Anyone who knows veteran tennis coach Linda Bednar knows she likes to speak her mind.

Bednar recently went out in style, leading her Northwestern High School girls tennis team to an outright Central Buckeye Conference championship in what is her last season at the helm.

She had already announced that she was retiring after this fall season, leaving the game after coaching over 400 Warriors high school matches in a career stretching three different decades. So it was a golden opportunity, I thought, to try to get to the real truth about why area prep tennis players seem to run into a wall every year once they get past sectionals and into districts.

After all, Bednar has no reason to mince words now.

“Anymore, to be competitive, you have to play year round,” said Bednar. “We don’t have a place to do that around here that’s affordable.

“All the time I’ve been coaching it has been a bit of struggle to find lessons that are reasonably priced,” she continued. “There is a direct correlation between income and being able to get the tennis lessons.”
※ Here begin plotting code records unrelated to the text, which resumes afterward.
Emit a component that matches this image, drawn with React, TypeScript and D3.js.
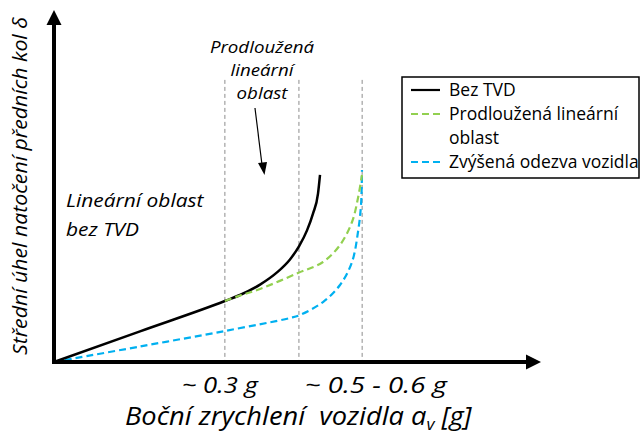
import React from "react";
import * as d3 from "d3";

// ---- data (x: lateral acceleration in g, y: relative steering angle) ----
const bezTvdX = [0, 0.151, 0.3, 0.3265, 0.3617, 0.3915, 0.4143, 0.4301, 0.4442, 0.4547, 0.4635, 0.467];
const bezTvdY = [0, 0.0877, 0.1743, 0.1914, 0.2211, 0.256, 0.2931, 0.3303, 0.376, 0.424, 0.4811, 0.5343];

const prodlX = [0.3, 0.3265, 0.3617, 0.4284, 0.4723, 0.5021, 0.5232, 0.5337, 0.5407];
const prodlY = [0.1743, 0.19, 0.2086, 0.2543, 0.2857, 0.3343, 0.4, 0.4686, 0.5343];

const zvysX = [0, 0.151, 0.3, 0.4143, 0.4319, 0.4723, 0.5021, 0.5232, 0.5337, 0.539, 0.5407];
const zvysY = [0, 0.0443, 0.0886, 0.1257, 0.1343, 0.1714, 0.22, 0.2857, 0.3714, 0.4486, 0.5486];

const guideX = [0.3, 0.43, 0.541];
const guideTop = 0.806;

const tickLabels = [
  { x: 0.291, label: "~ 0.3 g", len: 76 },
  { x: 0.565, label: "~ 0.5 - 0.6 g", len: 142 },
];

const legendItems = [
  { lines: ["Bez TVD"], color: "#000000", dash: "none" },
  { lines: ["Prodloužená lineární", "oblast"], color: "#92D050", dash: "7,4" },
  { lines: ["Zvýšená odezva vozidla"], color: "#00B0F0", dash: "7,4" },
];

const xMax = 0.855;
const yMax = 1;

export default function App() {
  const W = 640;
  const H = 434;
  const x0 = 54;
  const y0 = 362;
  const x = d3.scaleLinear().domain([0, xMax]).range([x0, 541]);
  const y = d3.scaleLinear().domain([0, yMax]).range([y0, 12]);

  const smooth = d3
    .line<[number, number]>()
    .x((d) => x(d[0]))
    .y((d) => y(d[1]))
    .curve(d3.curveMonotoneX);
  const cat = d3
    .line<[number, number]>()
    .x((d) => x(d[0]))
    .y((d) => y(d[1]))
    .curve(d3.curveCatmullRom.alpha(0.5));

  const zip = (a: number[], b: number[]) => a.map((v, i) => [v, b[i]] as [number, number]);

  const font = "'Open Sans', sans-serif";
  const axisEndX = x(xMax);
  const axisEndY = 10;

  return (
    <svg width={W} height={H} style={{ position: "absolute", left: 0, top: 0, background: "#fff" }}>
      <rect width={W} height={H} fill="#fff" />
      {/* guide lines */}
      {guideX.map((g, i) => (
        <line
          key={i}
          x1={x(g)}
          x2={x(g)}
          y1={y(guideTop)}
          y2={y(0)}
          stroke="#8c8c8c"
          strokeWidth={1}
          strokeDasharray="4,3"
        />
      ))}
      {/* curves */}
      <path d={cat(zip(zvysX, zvysY)) || ""} fill="none" stroke="#00B0F0" strokeWidth={2.2} strokeDasharray="7,4" />
      <path d={smooth(zip(bezTvdX, bezTvdY)) || ""} fill="none" stroke="#000" strokeWidth={2.5} />
      <path d={cat(zip(prodlX, prodlY)) || ""} fill="none" stroke="#92D050" strokeWidth={2.2} strokeDasharray="7,4" />

      {/* axes */}
      <line x1={x0} x2={x0} y1={y0 + 2} y2={axisEndY + 14} stroke="#000" strokeWidth={4} />
      <path d={`M${x0},${axisEndY} L${x0 - 7.5},${axisEndY + 15} L${x0 + 7.5},${axisEndY + 15} Z`} fill="#000" />
      <line x1={x0 - 2} x2={axisEndX - 14} y1={y0} y2={y0} stroke="#000" strokeWidth={4} />
      <path d={`M${axisEndX},${y0} L${axisEndX - 15},${y0 - 7.5} L${axisEndX - 15},${y0 + 7.5} Z`} fill="#000" />

      {/* tick labels */}
      {tickLabels.map((t, i) => (
        <text
          key={i}
          x={x(t.x)}
          y={393}
          textAnchor="middle"
          fontFamily={font}
          fontStyle="italic"
          fontSize={22}
          textLength={t.len}
          lengthAdjust="spacingAndGlyphs"
          fill="#000"
        >
          {t.label}
        </text>
      ))}
      {/* x title */}
      <g transform="translate(125,425) scale(1.09,1)">
        <text x={0} y={0} fontFamily={font} fontStyle="italic" fontSize={25} fill="#000">
          Boční zrychlení&#160; vozidla a<tspan fontSize={16} dy={5}>v</tspan>
          <tspan dy={-5}> [g]</tspan>
        </text>
      </g>
      {/* y title */}
      <text
        transform={`translate(27,355) rotate(-90)`}
        x={0}
        y={0}
        fontFamily={font}
        fontStyle="italic"
        fontSize={20}
        textLength={338}
        lengthAdjust="spacingAndGlyphs"
        fill="#000"
      >
        Střední úhel natočení předních kol δ
      </text>

      {/* annotations */}
      <g transform="translate(66,0) scale(1.1,1)">
        <text fontFamily={font} fontStyle="italic" fontSize={19} fill="#000">
          <tspan x={0} y={207}>Lineární oblast</tspan>
          <tspan x={0} y={236}>bez TVD</tspan>
        </text>
      </g>
      <g transform="translate(262,0) scale(1.1,1)">
        <text fontFamily={font} fontStyle="italic" fontSize={17} fill="#000" textAnchor="middle">
          <tspan x={0} y={53}>Prodloužená</tspan>
          <tspan x={0} y={76}>lineární</tspan>
          <tspan x={0} y={99}>oblast</tspan>
        </text>
      </g>
      <line x1={255} y1={108} x2={262} y2={165} stroke="#000" strokeWidth={1.2} />
      <path d="M264.5,175 L258,163 L267,162 Z" fill="#000" />

      {/* legend */}
      <rect x={402} y={77} width={237} height={101} fill="#fff" stroke="#000" strokeWidth={1.5} />
      {(() => {
        let row = 0;
        return legendItems.map((it, i) => {
          const cy = 90 + row * 24;
          const el = (
            <g key={i}>
              <line x1={411} x2={440} y1={cy} y2={cy} stroke={it.color} strokeWidth={2.2} strokeDasharray={it.dash} />
              {it.lines.map((l, j) => (
                <text key={j} x={449} y={cy + 6 + j * 24} fontFamily={font} fontSize={17.5} fill="#000">
                  {l}
                </text>
              ))}
            </g>
          );
          row += it.lines.length;
          return el;
        });
      })()}
    </svg>
  );
}
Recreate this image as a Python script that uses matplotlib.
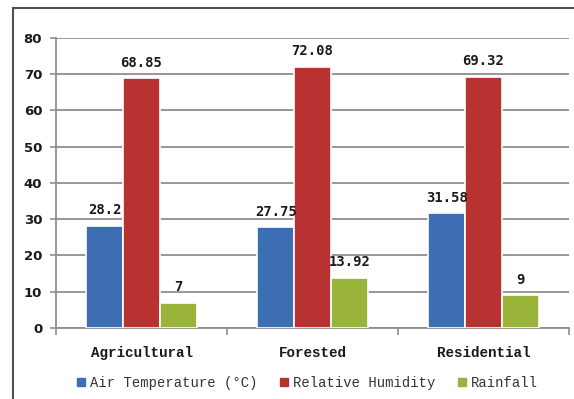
import numpy as np
import matplotlib.pyplot as plt
from matplotlib.lines import Line2D

# data
categories = ['Agricultural', 'Forested', 'Residential']
series_names = ['Air Temperature (\u00b0C)', 'Relative Humidity', 'Rainfall']
air_temp = [28.2, 27.75, 31.58]
humidity = [68.85, 72.08, 69.32]
rainfall = [7, 13.92, 9]
value_labels = [['28.2', '27.75', '31.58'], ['68.85', '72.08', '69.32'], ['7', '13.92', '9']]
colors = ['#3d6db3', '#b83232', '#9ab43a']

fig = plt.figure(figsize=(5.74, 3.99), dpi=100)
ax = fig.add_axes([0.0976, 0.178, 0.8937, 0.727])

x = np.arange(len(categories))
w = 0.215
grid_c = '#8f8f8f'

for i, vals in enumerate([air_temp, humidity, rainfall]):
    pos = x + (i - 1) * w
    ax.bar(pos, vals, width=w, color=colors[i], edgecolor='white', linewidth=1.2, zorder=3)
    for p, v, lab in zip(pos, vals, value_labels[i]):
        ax.annotate(lab, (p, v), xytext=(0, 11), textcoords='offset points',
                    ha='center', va='center', fontsize=10, fontweight='bold',
                    family='DejaVu Sans Mono', color='#1a1a1a', zorder=4)

ax.set_xlim(-0.5, 2.5)
ax.set_ylim(0, 80)
ax.set_yticks(range(0, 81, 10))
ax.yaxis.grid(True, color=grid_c, linewidth=1.3, zorder=0)
ax.set_axisbelow(True)

for s in ['top', 'right']:
    ax.spines[s].set_visible(False)
for s in ['left', 'bottom']:
    ax.spines[s].set_color(grid_c)
    ax.spines[s].set_linewidth(1.3)

# category labels between boundary ticks
ax.set_xticks([-0.5, 0.5, 1.5, 2.5])
ax.set_xticklabels([])
ax.set_xticks(x, minor=True)
ax.set_xticklabels(categories, minor=True, fontsize=10.3, fontweight='bold',
                   family='Liberation Mono', color='#1a1a1a')
ax.tick_params(axis='x', which='major', length=5, width=1.2, color=grid_c, direction='out')
ax.tick_params(axis='x', which='minor', length=0, pad=13)
ax.tick_params(axis='y', length=4, width=1.2, color=grid_c, pad=6)
for t in ax.get_yticklabels():
    t.set_fontsize(9.5)
    t.set_fontweight('bold')
    t.set_color('#1a1a1a')

# legend
handles = [Line2D([], [], marker='s', linestyle='none', markersize=5.5, color=c) for c in colors]
fig.legend(handles, series_names, loc='center', bbox_to_anchor=(0.535, 0.04), ncol=3,
           frameon=False, prop={'family': 'Liberation Mono', 'size': 10},
           handlelength=0.6, handletextpad=0.35, columnspacing=1.6, labelcolor='#333333')

# outer frame, clipped by the image edge
fx = 13 / 574
fy = 1 - 8 / 399
fig.add_artist(Line2D([fx, 1], [fy, fy], color='#505050', linewidth=1.5, transform=fig.transFigure))
fig.add_artist(Line2D([fx, fx], [0, fy], color='#505050', linewidth=1.5, transform=fig.transFigure))

fig.savefig('out.png', dpi=100)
This was not so much an indictment on the county’s only indoor facility, the Springfield Racquet Club, as it was on how tennis has slipped in popularity.

“We used to have it here,” she said, referring to the results of a summer program run by the late Dr. Howard Dredge. “Many years ago, Springfield was on the map. It had big-time tennis.”

That’s because it was popular, and cheap.

“It was a program that was basically free,” she said. “People had the interest in it. Kids were out there, learning basic stuff. It was very reasonably priced, very well-run.

“I don’t know if that level of commitment is out there now.”

Greenon coach and tennis pro Steve Wilson has tried to get something off the ground. But he needs help.

“The USTA (United States Tennis Association) has half-court tennis programs, which are great,” she said. “You just need to get everyone together on the same page. One person can’t do it.

“Basically, you have to get people to donate the time, so it can be reasonably priced.”

The programs have to be serious, too.

“You’ve got to teach them proper strokes,” she said. “Kids are never taught the sport, which is odd because it’s one of the sports you can play a lifetime.”

Granted, times have changed since Springfield’s tennis heyday.

“It’s definitely a different environment,” she said.

But after a fall in popularity, there seems to be a slight uptick.

“As a whole, tennis hit rock bottom about 10 years ago,” she said. “Now they’re seeing a little resurgence (nationally).”

How about here?

“I’d like to see tennis make a resurgence,” said Bednar.

“I don’t know what the answer is,” she continued. “It is a money sport. But (to make it big again around here), it’s got to be available to the masses.”